本発明のエンジンユニットが多気筒エンジンユニットの場合、または、本発明のエンジンユニットが1つの燃焼室に対して複数の排気口を有する場合、エンジンユニットは、複数の排気口にそれぞれ接続される複数の内部排気経路を有してもよい。
本発明のエンジンユニットが多気筒エンジンユニットの場合、または、本発明のエンジンユニットが1つの燃焼室に対して複数の排気口を有する場合、内部吸気経路は、複数の排気口にそれぞれ接続される複数の独立内部排気経路と、複数の独立内部排気経路の下流端に接続される1つの集合内部吸気経路とを有してもよい。
本発明のエンジンユニットが直噴式エンジンユニットであってもよい。直噴式エンジンユニットとは、燃焼室内で燃料が噴射されるタイプのエンジンユニットである。本発明のエンジンユニットが2ストロークエンジンユニットであってもよい。本発明のエンジンユニットがディーゼル式エンジンユニットであってもよい。本発明のエンジンユニットは、過給機を備えた過給エンジンであってもよい。過給機は、燃焼室に供給される空気を圧縮する装置である。過給機は、機械式過給機であってもよく、排気タービン式過給機(いわゆるターボチャージャ)であってもよい。

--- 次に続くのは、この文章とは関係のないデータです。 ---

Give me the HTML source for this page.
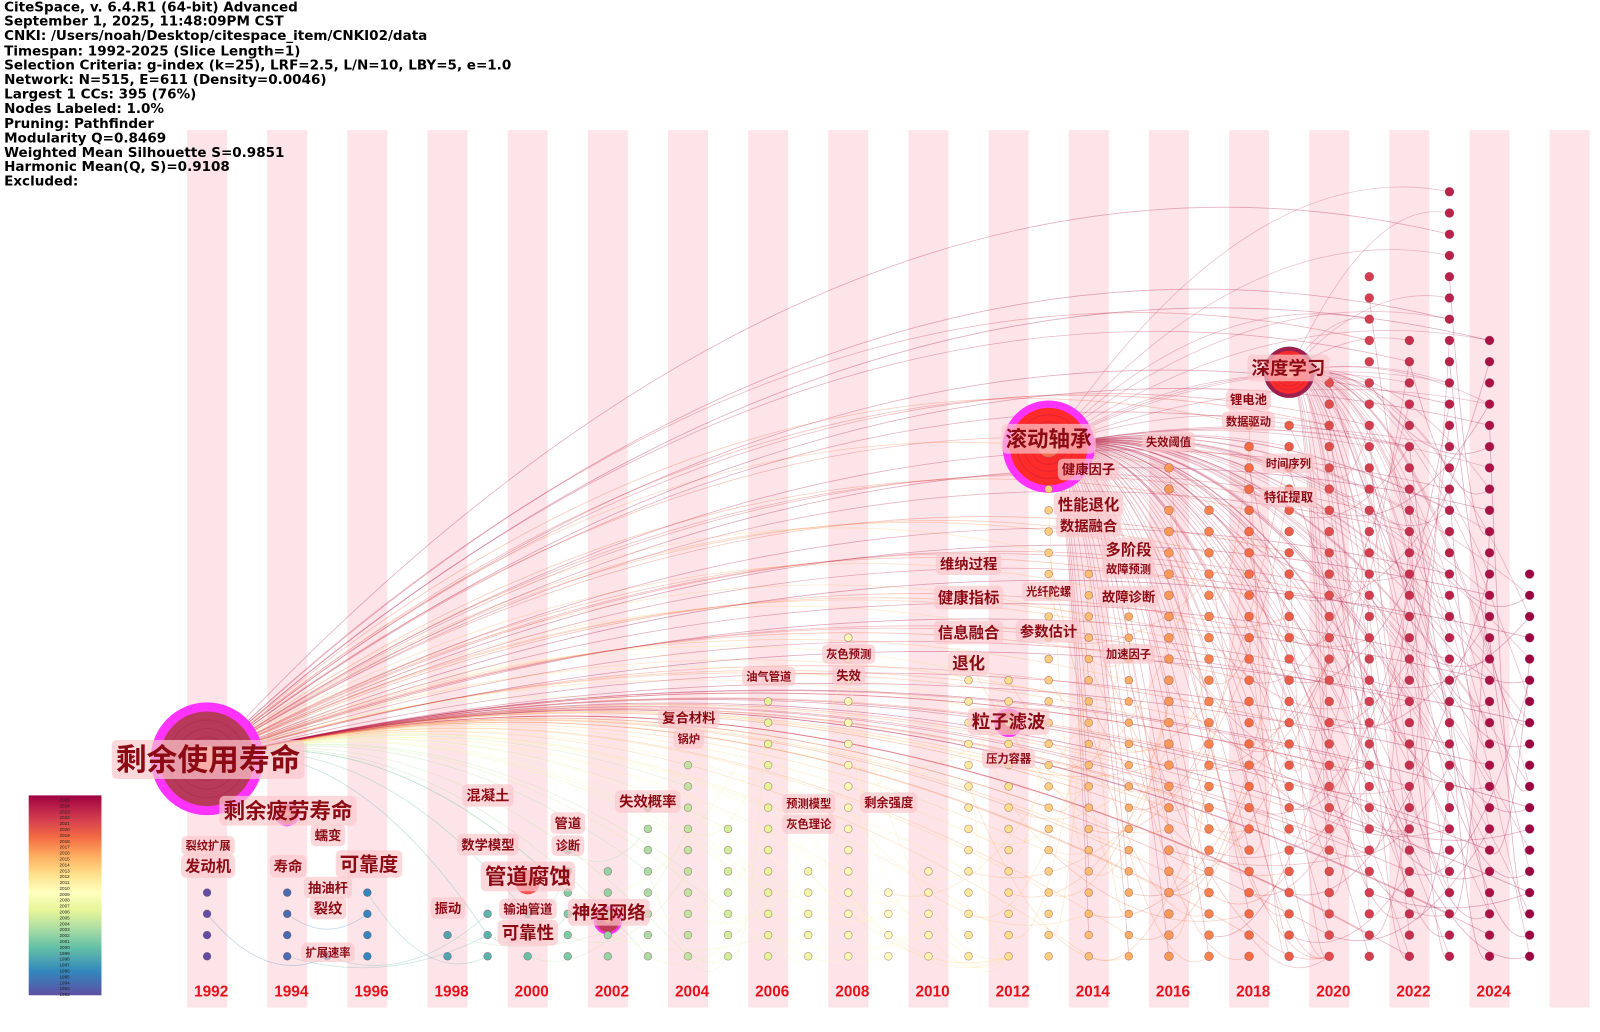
<!DOCTYPE html>
<html><head><meta charset="utf-8">
<style>
html,body{margin:0;padding:0;background:#fff;overflow:hidden;width:1600px;height:1032px;}
#wrap{position:relative;width:1561px;height:1007px;overflow:visible;transform:scale(1.025);transform-origin:0 0;font-family:"Liberation Sans","Noto Sans CJK SC",sans-serif;}
#info{position:absolute;left:4px;top:1px;font-family:"DejaVu Sans","Liberation Sans",sans-serif;font-weight:bold;font-size:13.2px;line-height:14.2px;color:#000;white-space:pre;z-index:5;}
svg{position:absolute;left:0;top:0;}
</style></head><body>
<div id="wrap">
<svg id="chart" width="1561" height="1007"></svg>
<div id="info">CiteSpace, v. 6.4.R1 (64-bit) Advanced
September 1, 2025, 11:48:09PM CST
CNKI: /Users/noah/Desktop/citespace_item/CNKI02/data
Timespan: 1992-2025 (Slice Length=1)
Selection Criteria: g-index (k=25), LRF=2.5, L/N=10, LBY=5, e=1.0
Network: N=515, E=611 (Density=0.0046)
Largest 1 CCs: 395 (76%)
Nodes Labeled: 1.0%
Pruning: Pathfinder
Modularity Q=0.8469
Weighted Mean Silhouette S=0.9851
Harmonic Mean(Q, S)=0.9108
Excluded:</div>
</div>
<script>
// ---- data ----
const years = [1992,1993,1994,1995,1996,1997,1998,1999,2000,2001,2002,2003,2004,2005,2006,2007,2008,2009,2010,2011,2012,2013,2014,2015,2016,2017,2018,2019,2020,2021,2022,2023,2024,2025];
const nodeCounts = [4,0,4,1,4,0,2,3,3,6,5,8,10,7,13,5,16,4,5,15,14,23,19,18,24,22,26,26,28,33,30,37,30,19];
const yearTicks = [1992,1994,1996,1998,2000,2002,2004,2006,2008,2010,2012,2014,2016,2018,2020,2022,2024];
const hubs = [
 {label:"剩余使用寿命", year:1992, row:9.3, r:55, ring:"#ff33ff", fill:"#b83a5a"},
 {label:"滚动轴承", year:2013, row:24, r:45, ring:"#ff33ff", fill:"#ff2a2a"},
 {label:"深度学习", year:2019, row:27.5, r:25, ring:"#9b2050", fill:"#ff2a2a"},
 {label:"剩余疲劳寿命", year:1994, row:6.7, r:12, ring:"#ff33ff", fill:"#c84060"},
 {label:"管道腐蚀", year:2000, row:3.5, r:12, ring:"#ff5050", fill:"#ff5050"},
 {label:"神经网络", year:2002, row:1.7, r:14, ring:"#ff33ff", fill:"#c84060"},
 {label:"粒子滤波", year:2012, row:11, r:14, ring:"#ff33ff", fill:"#d85060"}
];
const labels = [
 ["剩余使用寿命",203,741,30],["剩余疲劳寿命",281,791,21],["裂纹扩展",203,825,11],["发动机",203,845,15],
 ["寿命",281,845,14],["蠕变",320,815,13],["可靠度",360,843,19],["抽油杆",320,866,13],["裂纹",320,886,14],
 ["扩展速率",320,929,11],["振动",437,886,13],["混凝土",476,776,14],["数学模型",476,824,13],["管道",554,803,13],
 ["诊断",554,825,12],["管道腐蚀",515,855,21],["输油管道",515,887,12],["可靠性",515,910,17],["神经网络",594,890,18],
 ["失效概率",632,782,14],["复合材料",672,700,13],["锅炉",672,721,11],["油气管道",750,660,11],["预测模型",789,784,11],
 ["灰色理论",789,804,11],["灰色预测",828,638,11],["失效",828,659,12],["剩余强度",867,783,12],["维纳过程",945,550,14],
 ["健康指标",945,583,15],["信息融合",945,617,15],["退化",945,647,16],["粒子滤波",984,704,18],["压力容器",984,740,11],
 ["参数估计",1023,616,14],["光纤陀螺",1023,577,11],["滚动轴承",1023,428,21],["健康因子",1062,458,13],["性能退化",1062,492,15],
 ["数据融合",1062,513,14],["多阶段",1101,536,15],["故障预测",1101,555,11],["故障诊断",1101,582,13],["加速因子",1101,638,11],
 ["失效阈值",1140,431,11],["深度学习",1257,359,18],["锂电池",1218,390,12],["数据驱动",1218,411,11],["时间序列",1257,452,11],["特征提取",1257,485,12]
];
// ---- scales ----
const X0=202, DX=39.1, Y0=933, DY=20.72;
const xOf = y => X0 + (y-1992)*DX;
const yOf = r => Y0 - r*DY;
const stops=[[1992,[94,79,162]],[1996,[50,136,189]],[2000,[102,194,165]],[2003,[171,221,164]],[2006,[230,245,152]],[2009,[255,255,191]],[2012,[254,224,139]],[2015,[253,174,97]],[2018,[244,109,67]],[2021,[213,62,79]],[2025,[158,1,66]]];
function colOf(y){for(let i=0;i<stops.length-1;i++){const a=stops[i],b=stops[i+1];if(y<=b[0]){const t=(y-a[0])/(b[0]-a[0]);return 'rgb('+a[1].map((v,k)=>Math.round(v+(b[1][k]-v)*t)).join(',')+')';}}return 'rgb(158,1,66)';}
const NS="http://www.w3.org/2000/svg";
const svg=document.getElementById('chart');
function mk(tag,attrs,parent){const e=document.createElementNS(NS,tag);for(const k in attrs)e.setAttribute(k,attrs[k]);(parent||svg).appendChild(e);return e;}
// stripes
const gS=mk('g',{});


for(let y=1992;y<=2026;y+=2){const s=mk('rect',{x:xOf(y)-19.5,y:127,width:39,height:856,fill:'#fde4e8'},gS);

}
// nodes list
const nodes=[];
years.forEach((y,i)=>{for(let r=0;r<nodeCounts[i];r++)nodes.push({year:y,row:r,x:xOf(y),y:yOf(r)});});
// edges
const gE=mk('g',{fill:'none'});


function arc(x1,y1,x2,y2,c,op,k){const mx=(x1+x2)/2;const cy=Math.min(y1,y2)-Math.abs(x2-x1)*k;
const p=mk('path',{d:`M${x1},${y1} Q${mx},${cy} ${x2},${y2}`,stroke:c,'stroke-opacity':op,'stroke-width':0.8},gE);

}
const byYear={};nodes.forEach(n=>{(byYear[n.year]=byYear[n.year]||[]).push(n);});
// hub links
const h0={x:xOf(1992),y:yOf(9.3)};
nodes.forEach((n,i)=>{if(n.year>=1998&&i%4===0)arc(h0.x,h0.y,n.x,n.y,colOf(n.year),0.35,0.12);});
const hb={x:xOf(2013),y:yOf(24)};
nodes.forEach((n,i)=>{if(n.year>2013&&i%3===0)arc(hb.x,hb.y,n.x,n.y,'#c04060',0.3,0.1);});
const hd={x:xOf(2019),y:yOf(27.5)};
nodes.forEach((n,i)=>{if(n.year>2019&&i%4===1)arc(hd.x,hd.y,n.x,n.y,'#c04060',0.3,0.1);});
// local links
nodes.forEach((n,i)=>{if(i%2)return;const ty=n.year+1+(i%5);const t=byYear[ty];if(t&&t.length){const m=t[(i*7)%t.length];
const p=mk('path',{d:`M${n.x},${n.y} Q${(n.x+m.x)/2},${Math.max(n.y,m.y)+30} ${m.x},${m.y}`,stroke:colOf(ty),'stroke-opacity':0.3,'stroke-width':0.8,fill:'none'},gE);

}});
// hubs
hubs.forEach(h=>{const cx=xOf(h.year),cy=yOf(h.row);const g=mk('g',{});


mk('circle',{cx,cy,r:h.r,fill:h.ring},g);
mk('circle',{cx,cy,r:h.r*0.84,fill:h.fill},g);
for(let k=1;k<5;k++)mk('circle',{cx,cy,r:h.r*0.84*(1-k*0.18),fill:k===4?'#f07050':'none',stroke:'#a02040','stroke-opacity':0.35},g);});
// nodes
const gN=mk('g',{});


nodes.forEach(n=>{const c=mk('circle',{cx:n.x,cy:n.y,r:n.year>2015?4.3:3.8,fill:colOf(n.year),stroke:'#804050','stroke-width':0.6,'stroke-opacity':0.6},gN);

});
// labels
const gL=mk('g',{});


labels.forEach(l=>{const [t,x,y,fs]=l;const w=t.length*fs+8,h=fs+8;
mk('rect',{x:x-w/2,y:y-h/2,width:w,height:h,rx:5,fill:'#fbc8cc','fill-opacity':0.7},gL);
const tx=mk('text',{x,y:y+fs*0.36,'text-anchor':'middle','font-size':fs,'font-weight':'bold',fill:'#8c0a14','font-family':'"Liberation Sans","Noto Sans CJK SC",sans-serif'},gL);
tx.textContent=t;

});
// year ticks
yearTicks.forEach(y=>{const t=mk('text',{x:xOf(y)+4,y:972,'text-anchor':'middle','font-size':15,'font-weight':'bold',fill:'#e8101a','font-family':'"Liberation Sans",sans-serif'});
t.textContent=y;

});
// legend
const defs=mk('defs',{});const lg=mk('linearGradient',{id:'lg',x1:0,y1:0,x2:0,y2:1},defs);
for(let y=2025;y>=1992;y-=1){mk('stop',{offset:((2025-y)/33*100)+'%','stop-color':colOf(y)},lg);}
const leg=mk('rect',{x:28,y:776,width:71,height:195,fill:'url(#lg)'});


for(let y=2025;y>=1992;y--){const t=mk('text',{x:63,y:782+(2025-y)*5.75,'text-anchor':'middle','font-size':4.5,fill:'#222','font-family':'"Liberation Sans",sans-serif'});t.textContent=y;}
</script>
</body></html>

本発明のエンジンユニットが搭載される車両は、自動二輪車に限らない。本発明は、自動二輪車以外の鞍乗型車両に搭載されてもよい。鞍乗型車両とは、乗員が鞍にまたがるような状態で乗車する車両全般を指す。本発明のエンジンユニットが搭載される鞍乗型車両には、例えば、自動二輪車、三輪車、四輪バギー(ATV:All Terrain Vehicle(全地形型車両))、水上バイク、スノーモービル等が含まれる。自動二輪車としては、例えば、スクータ型、オフロード型、モペット型等がある。本発明のエンジンユニットは、鞍乗型車両以外の車両に搭載されてもよい。例えば、本発明のエンジンユニットは、鞍乗型車両ではない四輪車両(自動車)または船舶に搭載されてもよい。本発明が適用される車両は、駆動源としてエンジンユニットおよび電動モータを有するハイブリッド車両であってもよい。また、本発明のエンジンユニットは車両以外の装置に搭載されてもよい。